Legion é o que aconteceria se a Marvel, Noah Hawley, Twin Peaks e o primeiro álbum do Pink Floyd tivessem um filho juntos.
A nova série do canal FX chegou à televisão rodeada de expectativas. Trata-se de uma ousada abordagem de uma propriedade da Marvel ("Legião"), com muitas pitadas de abstração. Não é nada do que estamos acostumados com outras adaptações dos quadrinhos, seja Demolidor ou Jessica Jones, Agents of S.H.I.E.L.D ou a franquia dos mutantes no cinema. Mesmo assim — e talvez justamente por isso — ela surpreende. Positivamente.
A série acompanha David Haller, um jovem diagnosticado com esquizofrenia que passou grande parte de sua vida institucionalizado em um hospital psiquiátrico. Lá, ele construiu uma amizade com a jovem Lenny, que está constantemente ouvindo músicas em seu próprio universo. Mas a vida de David muda completamente com a chegada de Syd Barrett, uma jovem que vai fazê-lo acreditar que as vozes que ele ouve em sua cabeça não são exatamente vozes…
E se, de repente, David for capaz de controlar a realidade com a sua mente?
Por trás da série, está a criativa mente de Noah Hawley, showrunner responsável também pela aclamada Fargo (que já conta com duas temporadas e terá a terceira neste ano), e conhecendo o trabalho anterior do produtor e roteirista aprendemos a confiar no fato de que ele está contando uma história maior e mais complexa do que as primeiras impressões dão a entender. O primeiro episódio se presta a introduzir inúmeras partes móveis na história, a dinâmica entre os personagens e o tom subjetivo. Não é uma série que vai agradar a todos, mas aqueles que continuarem muito provavelmente serão recompensados.

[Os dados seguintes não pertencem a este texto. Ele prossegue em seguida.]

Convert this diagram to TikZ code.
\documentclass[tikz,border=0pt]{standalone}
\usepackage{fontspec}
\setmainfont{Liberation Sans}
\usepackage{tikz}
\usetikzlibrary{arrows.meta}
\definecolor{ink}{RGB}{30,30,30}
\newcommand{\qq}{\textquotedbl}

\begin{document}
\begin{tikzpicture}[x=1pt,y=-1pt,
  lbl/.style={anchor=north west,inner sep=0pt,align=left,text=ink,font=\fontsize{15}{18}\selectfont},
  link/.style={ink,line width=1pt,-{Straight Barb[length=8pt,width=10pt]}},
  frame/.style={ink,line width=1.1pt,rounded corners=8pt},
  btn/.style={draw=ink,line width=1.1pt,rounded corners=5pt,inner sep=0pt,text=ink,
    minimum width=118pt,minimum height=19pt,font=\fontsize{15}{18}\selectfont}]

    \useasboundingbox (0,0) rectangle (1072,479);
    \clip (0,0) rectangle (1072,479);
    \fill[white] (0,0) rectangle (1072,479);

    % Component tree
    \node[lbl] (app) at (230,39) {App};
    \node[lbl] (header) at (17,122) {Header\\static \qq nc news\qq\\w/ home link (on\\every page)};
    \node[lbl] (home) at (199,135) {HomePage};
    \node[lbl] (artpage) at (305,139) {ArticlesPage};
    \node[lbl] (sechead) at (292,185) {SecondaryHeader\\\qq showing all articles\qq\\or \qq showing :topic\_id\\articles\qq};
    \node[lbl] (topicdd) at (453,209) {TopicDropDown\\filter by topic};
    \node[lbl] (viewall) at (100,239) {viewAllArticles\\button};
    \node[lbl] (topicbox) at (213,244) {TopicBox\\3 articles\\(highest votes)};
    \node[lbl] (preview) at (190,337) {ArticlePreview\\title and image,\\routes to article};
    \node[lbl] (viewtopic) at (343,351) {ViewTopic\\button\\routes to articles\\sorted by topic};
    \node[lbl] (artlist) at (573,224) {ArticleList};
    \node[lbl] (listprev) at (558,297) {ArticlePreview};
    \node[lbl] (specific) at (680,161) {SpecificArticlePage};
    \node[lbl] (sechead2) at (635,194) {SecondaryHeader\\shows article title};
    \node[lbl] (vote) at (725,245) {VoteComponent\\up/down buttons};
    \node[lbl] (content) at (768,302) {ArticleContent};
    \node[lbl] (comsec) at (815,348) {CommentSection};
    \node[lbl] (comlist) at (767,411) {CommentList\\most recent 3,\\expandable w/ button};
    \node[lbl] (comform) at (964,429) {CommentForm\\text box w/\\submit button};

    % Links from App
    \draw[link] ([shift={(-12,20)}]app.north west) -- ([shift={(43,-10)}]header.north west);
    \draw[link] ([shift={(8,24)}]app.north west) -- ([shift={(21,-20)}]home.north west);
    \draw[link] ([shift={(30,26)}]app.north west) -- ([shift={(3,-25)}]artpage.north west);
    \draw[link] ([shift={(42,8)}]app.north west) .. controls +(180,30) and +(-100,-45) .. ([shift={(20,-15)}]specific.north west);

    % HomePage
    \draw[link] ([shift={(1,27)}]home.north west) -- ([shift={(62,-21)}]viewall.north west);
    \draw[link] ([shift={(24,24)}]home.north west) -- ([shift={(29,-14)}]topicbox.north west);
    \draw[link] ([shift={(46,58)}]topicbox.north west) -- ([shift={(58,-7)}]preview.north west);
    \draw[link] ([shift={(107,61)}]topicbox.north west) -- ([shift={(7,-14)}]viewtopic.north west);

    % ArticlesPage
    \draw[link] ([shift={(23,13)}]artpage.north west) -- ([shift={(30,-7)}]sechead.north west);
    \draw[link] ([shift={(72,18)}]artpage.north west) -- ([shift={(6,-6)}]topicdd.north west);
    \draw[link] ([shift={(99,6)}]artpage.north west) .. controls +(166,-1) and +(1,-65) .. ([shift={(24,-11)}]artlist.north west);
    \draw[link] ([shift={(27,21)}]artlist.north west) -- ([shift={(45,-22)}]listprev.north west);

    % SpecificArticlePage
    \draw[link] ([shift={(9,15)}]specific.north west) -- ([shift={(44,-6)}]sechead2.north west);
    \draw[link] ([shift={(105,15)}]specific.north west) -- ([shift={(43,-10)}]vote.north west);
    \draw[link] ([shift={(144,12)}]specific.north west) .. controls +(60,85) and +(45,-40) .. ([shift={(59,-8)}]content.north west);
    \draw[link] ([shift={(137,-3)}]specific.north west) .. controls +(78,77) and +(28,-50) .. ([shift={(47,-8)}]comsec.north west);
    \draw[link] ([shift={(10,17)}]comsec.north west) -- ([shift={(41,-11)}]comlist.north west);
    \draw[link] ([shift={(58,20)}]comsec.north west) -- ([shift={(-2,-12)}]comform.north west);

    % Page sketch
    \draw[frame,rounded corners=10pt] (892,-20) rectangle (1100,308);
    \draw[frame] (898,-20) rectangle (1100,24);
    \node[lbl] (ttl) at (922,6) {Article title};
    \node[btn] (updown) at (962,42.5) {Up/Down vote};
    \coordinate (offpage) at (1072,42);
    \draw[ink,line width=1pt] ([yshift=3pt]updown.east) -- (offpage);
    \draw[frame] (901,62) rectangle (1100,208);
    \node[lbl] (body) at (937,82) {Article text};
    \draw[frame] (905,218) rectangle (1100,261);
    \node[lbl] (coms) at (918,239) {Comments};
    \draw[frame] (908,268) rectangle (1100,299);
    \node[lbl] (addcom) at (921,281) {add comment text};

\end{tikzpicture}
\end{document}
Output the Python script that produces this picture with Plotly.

Se a câmera nos leva literalmente para dentro da mente de David, é interessante observar que as peças promocionais fizeram um bom trabalho ao esconder detalhes importantes deste início de trama, como a real natureza de Syd Barrett (que não por acaso leva o mesmo nome do líder do Pink Floyd), os laços familiares do protagonista e o desenrolar da história de Lenny. Esta, inclusive, é interpretada tão bem por Aubrey Plaza (existe outra pessoa que poderia dar vida a uma personagem tão particularmente interessante?) que só podemos desejar descobrir mais sobre ela no futuro.
Mas Plaza não é a única que se destaca no elenco, e Rachel Keller (Syd) nos presenteia com uma interpretação delicada de uma personagem igualmente fascinante e misteriosa. Dan Stevens (que será visto nos cinemas em março em A Bela e a Fera) convence como uma figura perturbada e traumatizada.
Naturalmente, o primeiro episódio de qualquer série se dedica primordialmente a introduzir a maioria dos arcos possíveis e dar um panorama geral da temporada sem entregar demais da trama — mas entregando o suficiente para que o público tenha vontade de retornar nas semanas seguintes. O tom propositalmente confuso deste “capítulo um” cumpre a função de deixar, no mínimo, uma curiosidade a respeito da jornada de seu herói e quem (ou o que) está dentro de sua mente atormentada. Ele é ou não um narrador confiável? Quanto do que vemos através dele realmente está acontecendo? O que significa estarmos literalmente (entenda: literalmente) dentro da cabeça de David, como acontece em uma das cenas em que ele e Syd estão fugindo de Ptonomy e Kerry? Como Syd arquitetou a fuga na sequência da piscina? Quebrar a cabeça para responder a estas questões promete ser parte da diversão.
Mas ainda que Legion se destaque pelos desafios de uma direção ousada e de um roteiro que em momento algum subestima a capacidade de seu espectador, existem também aquelas convenções que ligam toda a história no lugar: o fim do episódio traz a personagem de Jean Smart, Melanie Bird, que futuramente deve ser uma espécie de ‘mentora’, semelhante ao Professor Xavier. E há vilões, figurões de quem os heróis precisarão fugir. E, é claro, muitas cores, explosões, e roupas que servirão de inspiração para muitos futuros cosplays.
Com apenas um episódio, é muito cedo para se estabelecer todos os passos que a série está trilhando, sobretudo por ela ter tantas partes móveis e tantas camadas de realidade a serem descobertas. Com tantos nomes competentes por trás da produção, é difícil conter a empolgação com o projeto, e uma fala de David no início do episódio parece até uma metáfora profética em relação à própria série: “Alguma coisa nova precisa acontecer logo”. Aconteceu.
A primeira temporada de Legion contará com oito episódios, exibidos semanalmente no FX todas as quintas-feiras, às 22h30. Os episódios também estarão disponíveis imediatamente em seguida no Fox Play.